Unfortunately, this isn’t the case for too many California nursing home residents who are subjected to neglect and abuse. If you have a loved one in a nursing home and you suspect mistreatment, there are important steps you can take to protect that person.
- Visit frequently and at varied times. This can reveal any conditions or behaviors that may not be evident if you visit at the same time infrequently.
- Talk to your loved one. While some residents suffer from dementia or fear, be open to talking to them. They may already feel no one will believe them but listening to them and being supportive can be crucial.
- Look for nonverbal signs of abuse or neglect. If your loved one cannot or will not talk about abuse, look for physical signs. Pay attention to any bruises, infections, sudden behavioral changes, emotional withdrawal, malnutrition or over medication. All of these can be signs that the facility is not properly caring for a patient.

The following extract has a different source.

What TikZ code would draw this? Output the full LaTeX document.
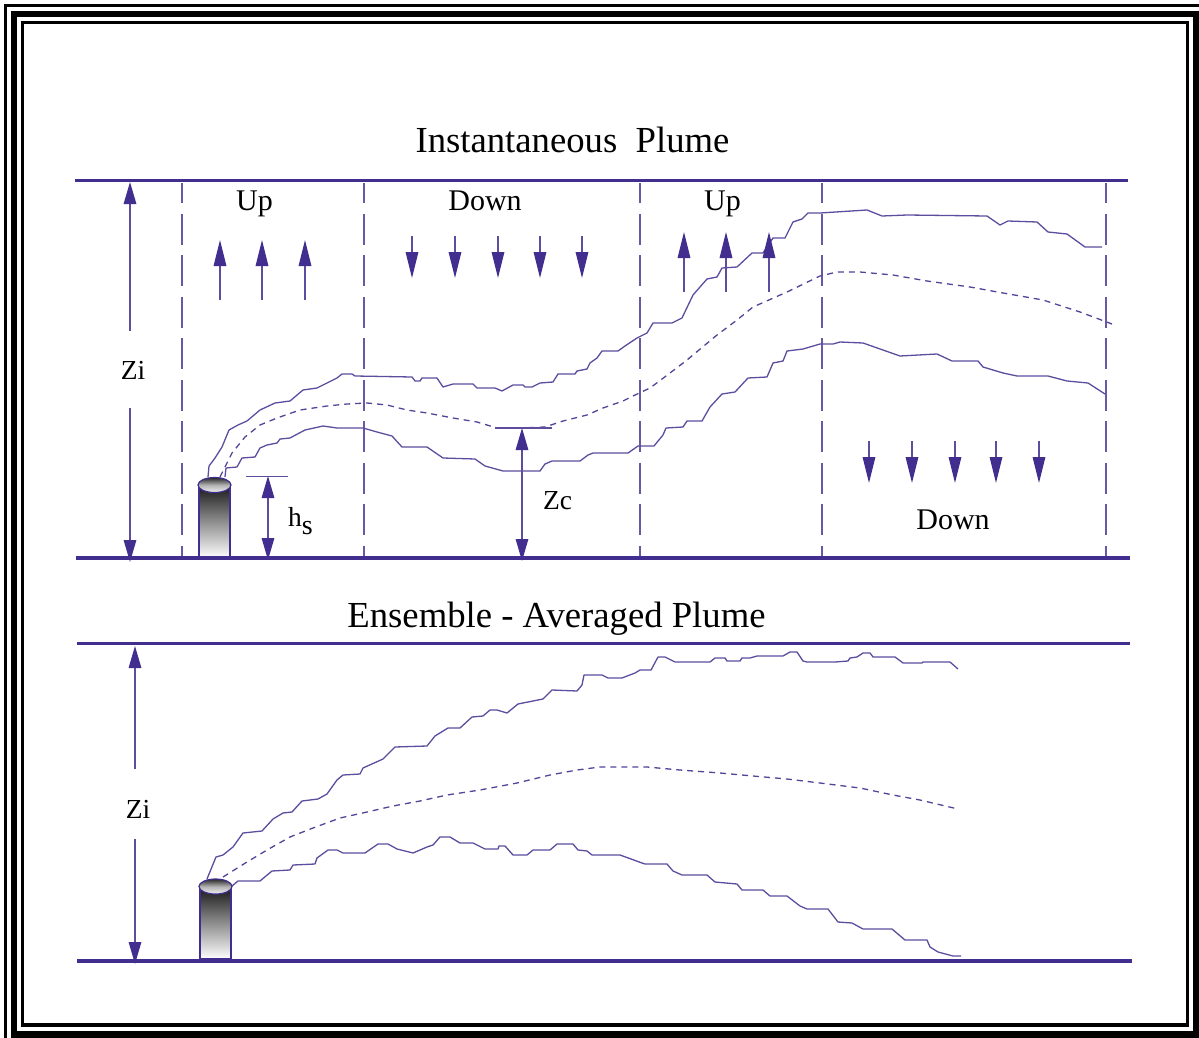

- Pay close attention to staffing. Getting to know the workers who interact with your loved one can make it more difficult for them to take advantage of a resident. It can also give you a person to talk to if you have concerns. Further, familiarizing yourself with staffing levels and turnover can alert you to potential issues of under staffing or adverse working conditions.
- Ask questions and don’t settle for vague answers. If you have any questions or concerns about your loved one’s care, do not hesitate to ask a staff member, supervisor or administrator. If you do not receive an adequate answer or solution, speak to someone higher up or reach out to an attorney. You may also want to file a complaint with the Licensing and Certification Division of the California Department of Public Health. You could be the best (and only) advocate for your loved one.
The unfortunate truth is that nursing home patients can be targets for mistreatment. However, you can protect your loved one by taking these steps and, when appropriate, taking legal action to hold an abusive party accountable.